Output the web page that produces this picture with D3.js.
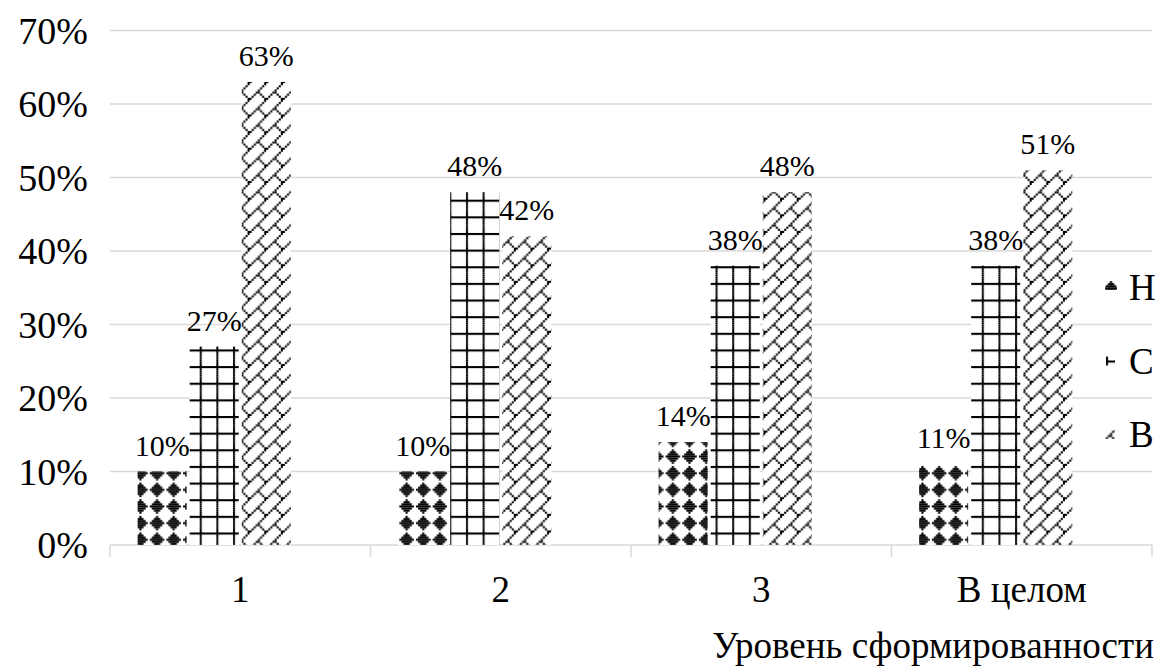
<!DOCTYPE html>
<html><head><meta charset="utf-8">
<script src="https://cdn.jsdelivr.net/npm/d3@7"></script>
<style>
body{margin:0;background:#fff;}
svg text{font-family:"Liberation Serif","Times New Roman",serif !important;fill:#000;}
</style>
</head><body>
<svg id="chart" width="1158" height="668" font-family="Liberation Serif"></svg>
<script>
// ---- data ----
const categories = ["1", "2", "3", "В целом"];
const seriesNames = ["Н", "С", "В"];
const valuesN = [0.10, 0.10, 0.14, 0.11];
const valuesS = [0.27, 0.48, 0.38, 0.38];
const valuesV = [0.63, 0.42, 0.48, 0.51];
const yTicks = [0, 0.1, 0.2, 0.3, 0.4, 0.5, 0.6, 0.7];
const axisTitle = "Уровень сформированности";

const seriesValues = [valuesN, valuesS, valuesV];
const patternIds = ["pN", "pS", "pV"];

// ---- layout ----
const svg = d3.select("#chart");
const L = 110, R = 1152, T = 30.5, B = 545;
const x0 = d3.scaleBand().domain(categories).range([L, R]);
// Excel reserved a fourth (empty) slot in each group
const x1 = d3.scaleBand().domain([...seriesNames, "_slot"]).range([0, x0.bandwidth()])
  .paddingInner(0.058).paddingOuter(0.53);
const y = d3.scaleLinear().domain([0, 0.7]).range([B, T]);
const fmt = d3.format(".0%");

// ---- patterns ----
const s = 2.08, tile = 8 * s;
const defs = svg.append("defs");
function pixelPattern(id, pixels, ox, oy, bg) {
  const p = defs.append("pattern").attr("id", id).attr("patternUnits", "userSpaceOnUse")
    .attr("width", tile).attr("height", tile).attr("x", ox || 0).attr("y", oy || 0);
  p.append("rect").attr("width", tile).attr("height", tile).attr("fill", bg || "#fff");
  p.selectAll("rect.px").data(pixels).join("rect").attr("class", "px")
    .attr("x", d => d[0] * s).attr("y", d => d[1] * s)
    .attr("width", d => (d[2] || 1) * s).attr("height", s).attr("fill", "#000");
  return p;
}
// solid diamond
const diamond = [[3,0,1],[2,1,3],[1,2,5],[0,3,7],[1,4,5],[2,5,3],[3,6,1]];
// large grid
const grid = [[0,0,8],[0,1],[0,2],[0,3],[0,4],[0,5],[0,6],[0,7]];
// diagonal brick (mirrored)
const brick = [[7,0],[6,1],[5,2],[4,3],[3,4],[4,4],[2,5],[5,5],[1,6],[6,6],[0,7],[7,7]];
const pixelSets = [diamond, grid, brick];
pixelSets.forEach((px, i) => pixelPattern(patternIds[i], px));

// ---- gridlines & axis ----
svg.append("g").selectAll("line").data(yTicks.filter(d => d > 0)).join("line")
  .attr("x1", L).attr("x2", R).attr("y1", d => y(d)).attr("y2", d => y(d))
  .attr("stroke", "#d9d9d9").attr("stroke-width", 1.4);

const yAxis = svg.append("g").attr("transform", `translate(${L},0)`)
  .call(d3.axisLeft(y).tickValues(yTicks).tickFormat(fmt).tickSize(0).tickPadding(22));
yAxis.attr("font-family", null);
yAxis.select(".domain").remove();
yAxis.selectAll("text").attr("font-size", 38).attr("dy", "0.34em").attr("fill", "#000");

const xAxis = svg.append("g").attr("transform", `translate(0,${B})`)
  .call(d3.axisBottom(x0).tickSize(0).tickPadding(0));
xAxis.attr("font-family", null);
xAxis.select(".domain").attr("stroke", "#d9d9d9").attr("stroke-width", 1.5)
  .attr("d", `M${L},0H${R}`);
xAxis.selectAll("text").attr("font-size", 37).attr("y", 57).attr("dy", 0).attr("fill", "#000");
svg.append("g").selectAll("line").data([...categories.map(c => x0(c)), R]).join("line")
  .attr("x1", d => d).attr("x2", d => d).attr("y1", B).attr("y2", B + 12)
  .attr("stroke", "#d9d9d9").attr("stroke-width", 1.5);

// ---- bars ----
seriesNames.forEach((name, si) => {
  const g = svg.append("g");
  const data = categories.map((c, ci) => ({c, v: seriesValues[si][ci]}));
  g.selectAll("rect").data(data).join("rect")
    .attr("x", d => x0(d.c) + x1(name)).attr("width", x1.bandwidth())
    .attr("y", d => y(d.v)).attr("height", d => B - y(d.v))
    .attr("fill", `url(#${patternIds[si]})`);
  g.selectAll("text").data(data).join("text")
    .attr("x", d => x0(d.c) + x1(name) + x1.bandwidth() / 2)
    .attr("y", d => y(d.v) - 16)
    .attr("text-anchor", "middle").attr("font-size", 30)
    .text(d => fmt(d.v));
});

// ---- axis title ----
svg.append("text").attr("x", 1154).attr("y", 658).attr("text-anchor", "end")
  .attr("font-size", 37).text(axisTitle);

// ---- legend ----
const legendY = d3.scalePoint().domain(seriesNames).range([288, 435]);
const keyX = 1105;
const keyRects = [[keyX, -7, 12, 9], [keyX + 1, -5, 9, 9], [keyX, -5, 10, 9]];
const keyOrigins = [
  (r, cy) => [r[0] + 6 - 3.5 * s, cy + r[1]],
  (r, cy) => [r[0], cy - 1],
  (r, cy) => [r[0] + 5 - 4 * s, cy - 4 * s]
];
seriesNames.forEach((name, si) => {
  const cy = legendY(name);
  const r = keyRects[si];
  const [ox, oy] = keyOrigins[si](r, cy);
  pixelPattern("k" + si, pixelSets[si], ox, oy, "none");
  svg.append("rect").attr("x", r[0]).attr("y", cy + r[1])
    .attr("width", r[2]).attr("height", r[3]).attr("fill", `url(#k${si})`);
  svg.append("text").attr("x", 1129).attr("y", cy + 12).attr("font-size", 37).text(name);
});
</script>
</body></html>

Task prompt →
Quote the material in full and exactly; do not carry over its pictures.

Answer to the problem →
Output the web page that produces this picture with D3.js.
<!DOCTYPE html>
<html><head><meta charset="utf-8">
<script src="https://cdn.jsdelivr.net/npm/d3@7"></script>
<style>
body{margin:0;background:#fff;}
svg text{font-family:"Liberation Serif","Times New Roman",serif !important;fill:#000;}
</style>
</head><body>
<svg id="chart" width="1158" height="668" font-family="Liberation Serif"></svg>
<script>
// ---- data ----
const categories = ["1", "2", "3", "В целом"];
const seriesNames = ["Н", "С", "В"];
const valuesN = [0.10, 0.10, 0.14, 0.11];
const valuesS = [0.27, 0.48, 0.38, 0.38];
const valuesV = [0.63, 0.42, 0.48, 0.51];
const yTicks = [0, 0.1, 0.2, 0.3, 0.4, 0.5, 0.6, 0.7];
const axisTitle = "Уровень сформированности";

const seriesValues = [valuesN, valuesS, valuesV];
const patternIds = ["pN", "pS", "pV"];

// ---- layout ----
const svg = d3.select("#chart");
const L = 110, R = 1152, T = 30.5, B = 545;
const x0 = d3.scaleBand().domain(categories).range([L, R]);
// Excel reserved a fourth (empty) slot in each group
const x1 = d3.scaleBand().domain([...seriesNames, "_slot"]).range([0, x0.bandwidth()])
  .paddingInner(0.058).paddingOuter(0.53);
const y = d3.scaleLinear().domain([0, 0.7]).range([B, T]);
const fmt = d3.format(".0%");

// ---- patterns ----
const s = 2.08, tile = 8 * s;
const defs = svg.append("defs");
function pixelPattern(id, pixels, ox, oy, bg) {
  const p = defs.append("pattern").attr("id", id).attr("patternUnits", "userSpaceOnUse")
    .attr("width", tile).attr("height", tile).attr("x", ox || 0).attr("y", oy || 0);
  p.append("rect").attr("width", tile).attr("height", tile).attr("fill", bg || "#fff");
  p.selectAll("rect.px").data(pixels).join("rect").attr("class", "px")
    .attr("x", d => d[0] * s).attr("y", d => d[1] * s)
    .attr("width", d => (d[2] || 1) * s).attr("height", s).attr("fill", "#000");
  return p;
}
// solid diamond
const diamond = [[3,0,1],[2,1,3],[1,2,5],[0,3,7],[1,4,5],[2,5,3],[3,6,1]];
// large grid
const grid = [[0,0,8],[0,1],[0,2],[0,3],[0,4],[0,5],[0,6],[0,7]];
// diagonal brick (mirrored)
const brick = [[7,0],[6,1],[5,2],[4,3],[3,4],[4,4],[2,5],[5,5],[1,6],[6,6],[0,7],[7,7]];
const pixelSets = [diamond, grid, brick];
pixelSets.forEach((px, i) => pixelPattern(patternIds[i], px));

// ---- gridlines & axis ----
svg.append("g").selectAll("line").data(yTicks.filter(d => d > 0)).join("line")
  .attr("x1", L).attr("x2", R).attr("y1", d => y(d)).attr("y2", d => y(d))
  .attr("stroke", "#d9d9d9").attr("stroke-width", 1.4);

const yAxis = svg.append("g").attr("transform", `translate(${L},0)`)
  .call(d3.axisLeft(y).tickValues(yTicks).tickFormat(fmt).tickSize(0).tickPadding(22));
yAxis.attr("font-family", null);
yAxis.select(".domain").remove();
yAxis.selectAll("text").attr("font-size", 38).attr("dy", "0.34em").attr("fill", "#000");

const xAxis = svg.append("g").attr("transform", `translate(0,${B})`)
  .call(d3.axisBottom(x0).tickSize(0).tickPadding(0));
xAxis.attr("font-family", null);
xAxis.select(".domain").attr("stroke", "#d9d9d9").attr("stroke-width", 1.5)
  .attr("d", `M${L},0H${R}`);
xAxis.selectAll("text").attr("font-size", 37).attr("y", 57).attr("dy", 0).attr("fill", "#000");
svg.append("g").selectAll("line").data([...categories.map(c => x0(c)), R]).join("line")
  .attr("x1", d => d).attr("x2", d => d).attr("y1", B).attr("y2", B + 12)
  .attr("stroke", "#d9d9d9").attr("stroke-width", 1.5);

// ---- bars ----
seriesNames.forEach((name, si) => {
  const g = svg.append("g");
  const data = categories.map((c, ci) => ({c, v: seriesValues[si][ci]}));
  g.selectAll("rect").data(data).join("rect")
    .attr("x", d => x0(d.c) + x1(name)).attr("width", x1.bandwidth())
    .attr("y", d => y(d.v)).attr("height", d => B - y(d.v))
    .attr("fill", `url(#${patternIds[si]})`);
  g.selectAll("text").data(data).join("text")
    .attr("x", d => x0(d.c) + x1(name) + x1.bandwidth() / 2)
    .attr("y", d => y(d.v) - 16)
    .attr("text-anchor", "middle").attr("font-size", 30)
    .text(d => fmt(d.v));
});

// ---- axis title ----
svg.append("text").attr("x", 1154).attr("y", 658).attr("text-anchor", "end")
  .attr("font-size", 37).text(axisTitle);

// ---- legend ----
const legendY = d3.scalePoint().domain(seriesNames).range([288, 435]);
const keyX = 1105;
const keyRects = [[keyX, -7, 12, 9], [keyX + 1, -5, 9, 9], [keyX, -5, 10, 9]];
const keyOrigins = [
  (r, cy) => [r[0] + 6 - 3.5 * s, cy + r[1]],
  (r, cy) => [r[0], cy - 1],
  (r, cy) => [r[0] + 5 - 4 * s, cy - 4 * s]
];
seriesNames.forEach((name, si) => {
  const cy = legendY(name);
  const r = keyRects[si];
  const [ox, oy] = keyOrigins[si](r, cy);
  pixelPattern("k" + si, pixelSets[si], ox, oy, "none");
  svg.append("rect").attr("x", r[0]).attr("y", cy + r[1])
    .attr("width", r[2]).attr("height", r[3]).attr("fill", `url(#k${si})`);
  svg.append("text").attr("x", 1129).attr("y", cy + 12).attr("font-size", 37).text(name);
});
</script>
</body></html>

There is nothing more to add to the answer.